The week ahead 13 February 2023 - UK avoids recession for now
13 February 2023What to watch out for in the UK economy and property market this week.
Last week saw further examples of economic data that could not be described as ‘good’ but was better than many feared. Just over a month ago, it was widely assumed that the UK was in a recession in the second half of 2022 – indeed the Chancellor of the Exchequer said just that in his Autumn Statement. However, Friday saw a far more nuanced set of GDP figures released, with the economy stagnant in Q4, thus avoiding the recession label, at least for now. There was even some marginal growth if you add enough decimal places: 0.014%. The figures also showed a worse than expected month-on-month contraction during December. Meanwhile, Germany also produced some similarly ambiguous economic data, with inflation falling in January on the HICP index, but rising on the CPI measure, which are calculated differently.

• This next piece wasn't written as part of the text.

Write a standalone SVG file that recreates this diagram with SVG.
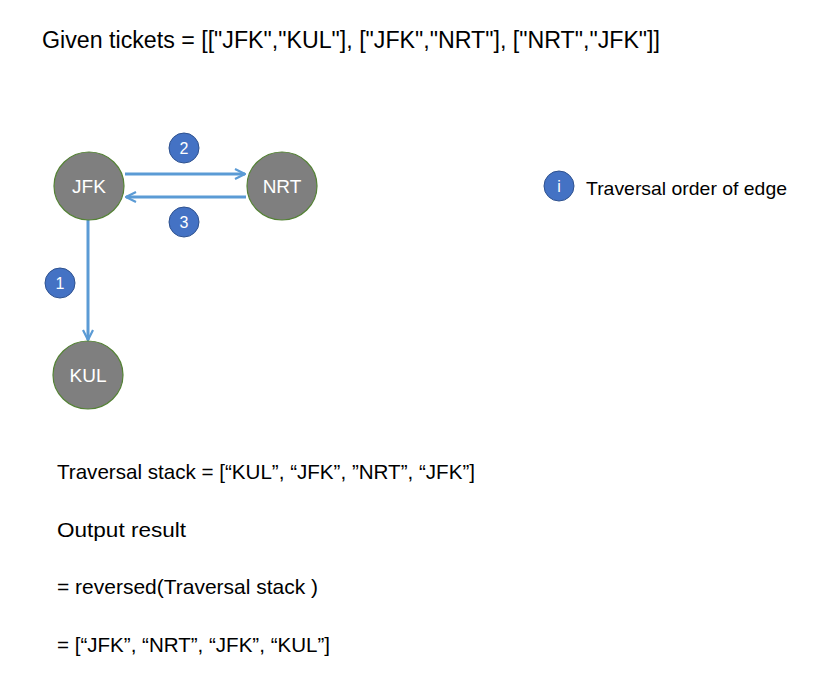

Examining the underlying data for UK GDP reveals an economy that is struggling to grow, which makes a recession in 2023 seem likely. In the services sector, the industries that normally drive growth – finance, science and the professions, and information and communication – all contracted in Q4. The strongest growth came from administration and support services, which is not a prominent sector in the economy and might just be experiencing a one-off surge. On the plus side, construction output grew in Q4 thanks to infrastructure projects. There was a similar murkiness surrounding the German inflation figures, where core inflation nudged up. In summary, it is good that the economic indicators are less bad than expected, but they still portray an economy that is struggling with high inflation and subdued business activity.
Tomorrow sees the release of the MSCI UK monthly property index. Between June 2022 and December the capital growth index fell by nearly -20%, and we are expecting a decline of another -5% to be reported for January 2023. We believe a correction of this size is likely to start drawing opportunist investors off the side lines; although given property deals (from initial due diligence to completion) take months, it will be some time yet before the evidence comes through in the sales volume data.

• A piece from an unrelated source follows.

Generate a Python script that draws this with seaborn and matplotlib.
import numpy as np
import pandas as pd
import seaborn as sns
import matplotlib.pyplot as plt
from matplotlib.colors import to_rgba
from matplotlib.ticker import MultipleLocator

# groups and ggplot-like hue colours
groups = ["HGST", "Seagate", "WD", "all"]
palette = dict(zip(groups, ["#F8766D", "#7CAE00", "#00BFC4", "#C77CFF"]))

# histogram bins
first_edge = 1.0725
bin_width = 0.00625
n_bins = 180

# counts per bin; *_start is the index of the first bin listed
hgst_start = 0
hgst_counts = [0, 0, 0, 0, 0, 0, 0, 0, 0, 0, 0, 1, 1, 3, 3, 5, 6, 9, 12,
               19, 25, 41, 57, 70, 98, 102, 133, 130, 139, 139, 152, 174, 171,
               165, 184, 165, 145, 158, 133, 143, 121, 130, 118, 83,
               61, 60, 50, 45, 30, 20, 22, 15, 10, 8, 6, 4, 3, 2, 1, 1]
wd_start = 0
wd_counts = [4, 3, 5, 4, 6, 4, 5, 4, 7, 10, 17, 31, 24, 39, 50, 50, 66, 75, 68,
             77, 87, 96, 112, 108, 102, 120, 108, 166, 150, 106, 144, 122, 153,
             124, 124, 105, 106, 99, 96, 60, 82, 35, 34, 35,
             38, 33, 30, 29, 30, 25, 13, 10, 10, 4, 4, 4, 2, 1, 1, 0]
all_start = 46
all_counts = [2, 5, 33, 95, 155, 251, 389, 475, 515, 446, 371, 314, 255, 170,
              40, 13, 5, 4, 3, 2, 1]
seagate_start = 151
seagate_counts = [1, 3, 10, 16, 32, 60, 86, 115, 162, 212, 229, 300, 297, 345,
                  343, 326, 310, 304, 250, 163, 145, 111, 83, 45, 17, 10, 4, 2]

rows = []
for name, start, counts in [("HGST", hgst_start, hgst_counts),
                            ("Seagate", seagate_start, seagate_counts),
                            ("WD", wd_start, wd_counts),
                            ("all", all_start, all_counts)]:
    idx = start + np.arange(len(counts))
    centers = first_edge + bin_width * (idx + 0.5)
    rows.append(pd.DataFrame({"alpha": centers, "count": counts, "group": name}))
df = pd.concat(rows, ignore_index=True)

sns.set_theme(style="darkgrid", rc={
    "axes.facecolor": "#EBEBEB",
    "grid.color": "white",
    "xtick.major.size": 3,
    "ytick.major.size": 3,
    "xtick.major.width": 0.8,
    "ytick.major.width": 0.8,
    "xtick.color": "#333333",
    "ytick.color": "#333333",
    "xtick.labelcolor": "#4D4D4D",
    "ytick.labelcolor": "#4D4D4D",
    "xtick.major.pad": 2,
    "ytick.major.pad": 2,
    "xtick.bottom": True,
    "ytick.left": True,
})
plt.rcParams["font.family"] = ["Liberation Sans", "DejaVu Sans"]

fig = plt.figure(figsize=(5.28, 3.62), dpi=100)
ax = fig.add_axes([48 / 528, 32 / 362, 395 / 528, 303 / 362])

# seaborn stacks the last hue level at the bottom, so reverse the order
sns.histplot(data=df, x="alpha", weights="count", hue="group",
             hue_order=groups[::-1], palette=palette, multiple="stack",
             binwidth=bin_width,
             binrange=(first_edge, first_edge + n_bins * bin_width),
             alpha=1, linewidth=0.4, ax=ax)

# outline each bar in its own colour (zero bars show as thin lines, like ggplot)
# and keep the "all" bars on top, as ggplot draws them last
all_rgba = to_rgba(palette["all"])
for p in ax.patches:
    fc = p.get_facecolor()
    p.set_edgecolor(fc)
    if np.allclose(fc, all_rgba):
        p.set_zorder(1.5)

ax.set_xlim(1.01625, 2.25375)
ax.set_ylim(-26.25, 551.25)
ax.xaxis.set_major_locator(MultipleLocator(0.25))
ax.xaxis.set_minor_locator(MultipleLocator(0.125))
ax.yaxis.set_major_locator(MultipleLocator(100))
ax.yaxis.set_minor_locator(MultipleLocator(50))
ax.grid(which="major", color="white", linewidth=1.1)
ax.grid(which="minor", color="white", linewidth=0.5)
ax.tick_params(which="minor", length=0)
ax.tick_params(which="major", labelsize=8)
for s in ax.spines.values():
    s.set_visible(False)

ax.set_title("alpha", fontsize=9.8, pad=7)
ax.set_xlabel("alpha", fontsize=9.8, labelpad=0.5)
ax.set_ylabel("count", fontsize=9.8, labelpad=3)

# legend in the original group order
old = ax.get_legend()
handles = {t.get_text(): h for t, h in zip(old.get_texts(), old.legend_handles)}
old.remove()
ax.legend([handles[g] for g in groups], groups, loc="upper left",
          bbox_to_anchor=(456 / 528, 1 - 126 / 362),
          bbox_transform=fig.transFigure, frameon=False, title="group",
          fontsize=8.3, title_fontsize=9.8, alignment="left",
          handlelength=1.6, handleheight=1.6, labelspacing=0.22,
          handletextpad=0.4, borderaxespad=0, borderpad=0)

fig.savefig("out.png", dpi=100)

Things to watch for this week
Tuesday 14th February
MSCI Capital Value Index, January
Previous: -3.7% m-on-m
Forecast: -5.0%
With the economy stagnant, interest rates high and sales volumes ebbing, our forecast is for capital values to fall further in January.

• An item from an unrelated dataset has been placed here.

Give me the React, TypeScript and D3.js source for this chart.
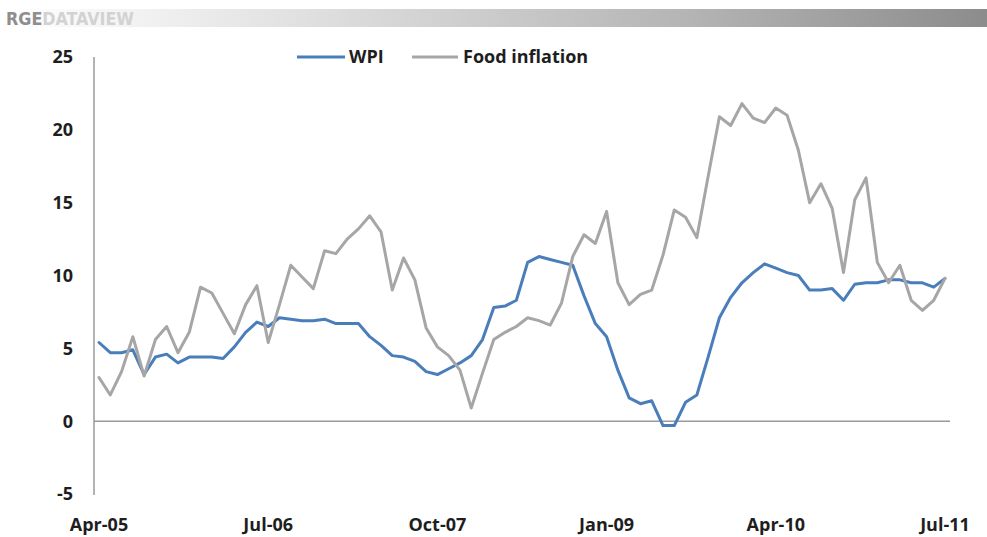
import React from "react";
import * as d3 from "d3";

const months = [
  "Apr-05","May-05","Jun-05","Jul-05","Aug-05","Sep-05","Oct-05","Nov-05","Dec-05",
  "Jan-06","Feb-06","Mar-06","Apr-06","May-06","Jun-06","Jul-06","Aug-06","Sep-06","Oct-06","Nov-06","Dec-06",
  "Jan-07","Feb-07","Mar-07","Apr-07","May-07","Jun-07","Jul-07","Aug-07","Sep-07","Oct-07","Nov-07","Dec-07",
  "Jan-08","Feb-08","Mar-08","Apr-08","May-08","Jun-08","Jul-08","Aug-08","Sep-08","Oct-08","Nov-08","Dec-08",
  "Jan-09","Feb-09","Mar-09","Apr-09","May-09","Jun-09","Jul-09","Aug-09","Sep-09","Oct-09","Nov-09","Dec-09",
  "Jan-10","Feb-10","Mar-10","Apr-10","May-10","Jun-10","Jul-10","Aug-10","Sep-10","Oct-10","Nov-10","Dec-10",
  "Jan-11","Feb-11","Mar-11","Apr-11","May-11","Jun-11","Jul-11",
];

const wpi = [
  5.4, 4.7, 4.7, 4.9, 3.2, 4.4, 4.6, 4.0, 4.4, 4.4,
  4.4, 4.3, 5.1, 6.1, 6.8, 6.5, 7.1, 7.0, 6.9, 6.9,
  7.0, 6.7, 6.7, 6.7, 5.8, 5.2, 4.5, 4.4, 4.1, 3.4,
  3.2, 3.6, 4.0, 4.5, 5.6, 7.8, 7.9, 8.3, 10.9, 11.3,
  11.1, 10.9, 10.7, 8.6, 6.7, 5.8, 3.5, 1.6, 1.2, 1.4,
  -0.3, -0.3, 1.3, 1.8, 4.4, 7.1, 8.5, 9.5, 10.2, 10.8,
  10.5, 10.2, 10.0, 9.0, 9.0, 9.1, 8.3, 9.4, 9.5, 9.5,
  9.7, 9.7, 9.5, 9.5, 9.2, 9.8,
];

const foodInflation = [
  3.0, 1.8, 3.4, 5.8, 3.1, 5.6, 6.5, 4.7, 6.1, 9.2,
  8.8, 7.4, 6.0, 8.0, 9.3, 5.4, 8.0, 10.7, 9.9, 9.1,
  11.7, 11.5, 12.5, 13.2, 14.1, 13.0, 9.0, 11.2, 9.7, 6.4,
  5.1, 4.5, 3.5, 0.9, 3.3, 5.6, 6.1, 6.5, 7.1, 6.9,
  6.6, 8.1, 11.3, 12.8, 12.2, 14.4, 9.5, 8.0, 8.7, 9.0,
  11.4, 14.5, 14.0, 12.6, 16.8, 20.9, 20.3, 21.8, 20.8, 20.5,
  21.5, 21.0, 18.6, 15.0, 16.3, 14.6, 10.2, 15.2, 16.7, 10.9,
  9.5, 10.7, 8.3, 7.6, 8.3, 9.8,
];

const yTicks = [-5, 0, 5, 10, 15, 20, 25];
const xTickLabels = ["Apr-05", "Jul-06", "Oct-07", "Jan-09", "Apr-10", "Jul-11"];

const seriesNames = ["WPI", "Food inflation"];
const seriesColors = ["#4a7ebb", "#a6a6a6"];

const W = 987;
const H = 537;
const FONT = "'Open Sans', 'DejaVu Sans', sans-serif";

export default function App() {
  const x = d3.scaleLinear().domain([0, months.length - 1]).range([99, 945]);
  const y = d3.scaleLinear().domain([-5, 25]).range([494, 57]);
  const line = d3
    .line<number>()
    .x((_, i) => x(i))
    .y((d) => y(d));

  const series = [wpi, foodInflation];

  return (
    <div style={{ position: "fixed", left: 0, top: 0, width: W, height: H, background: "#fff" }}>
      <svg width={W} height={H} viewBox={`0 0 ${W} ${H}`} style={{ display: "block" }}>
        <defs>
          <linearGradient id="hdr" x1="0" x2="1" y1="0" y2="0">
            <stop offset="0" stopColor="#ffffff" />
            <stop offset="0.12" stopColor="#f4f4f4" />
            <stop offset="0.4" stopColor="#d6d6d6" />
            <stop offset="0.7" stopColor="#b4b4b4" />
            <stop offset="1" stopColor="#8c8c8c" />
          </linearGradient>
        </defs>
        <rect x={0} y={0} width={W} height={H} fill="#fff" />
        <rect x={0} y={9} width={W} height={18} fill="url(#hdr)" />
        <text
          x={6}
          y={25}
          fontFamily="'Liberation Sans Narrow', 'DejaVu Sans Condensed', 'Liberation Sans', sans-serif"
          fontWeight={700}
          fontSize={17}
          textLength={128}
          lengthAdjust="spacingAndGlyphs"
        >
          <tspan fill="#8e8e8e">RGE</tspan>
          <tspan fill="#d2d2d2">DATAVIEW</tspan>
        </text>

        {/* axes */}
        <line x1={94} x2={94} y1={57} y2={495} stroke="#9a9a9a" strokeWidth={1.5} />
        <line x1={94} x2={950} y1={y(0)} y2={y(0)} stroke="#9a9a9a" strokeWidth={1.5} />

        {yTicks.map((t) => (
          <text
            key={t}
            x={73}
            y={y(t)}
            dy="0.36em"
            textAnchor="end"
            fontFamily={FONT}
            fontWeight={700}
            fontSize={18}
            fill="#1e1e1e"
          >
            {t}
          </text>
        ))}

        {xTickLabels.map((lab) => {
          const i = months.indexOf(lab);
          return (
            <text
              key={lab}
              x={x(i)}
              y={531}
              textAnchor="middle"
              fontFamily={FONT}
              fontWeight={700}
              fontSize={18}
              fill="#1e1e1e"
            >
              {lab}
            </text>
          );
        })}

        {series.map((s, k) => (
          <path
            key={seriesNames[k]}
            d={line(s) || ""}
            fill="none"
            stroke={seriesColors[k]}
            strokeWidth={3}
            strokeLinejoin="round"
            strokeLinecap="round"
          />
        ))}

        {/* legend */}
        <g fontFamily={FONT} fontWeight={700} fontSize={18} fill="#1e1e1e">
          <line x1={297} x2={345} y1={57} y2={57} stroke={seriesColors[0]} strokeWidth={3} />
          <text x={349} y={57} dy="0.36em">{seriesNames[0]}</text>
          <line x1={412} x2={458} y1={57} y2={57} stroke={seriesColors[1]} strokeWidth={3} />
          <text x={463} y={57} dy="0.36em">{seriesNames[1]}</text>
        </g>
      </svg>
    </div>
  );
}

Germany ZEW Economic Sentiment Index, February
Previous: 16.9
Forecast: 25.0
The index returned to positive territory in January, as the feared power cuts did not materialise and supply chain difficulties eased. We believe falling inflation will lift sentiment in February.
Wednesday 15th February
UK CPI Inflation, January
Previous: 10.5%
Forecast: 10.3%
Given the sharp drop in energy prices in recent months, another decline in headline inflation is forecast. However, the Bank of England will be closely watching core inflation, and an increase would reawaken talk of another rate hike.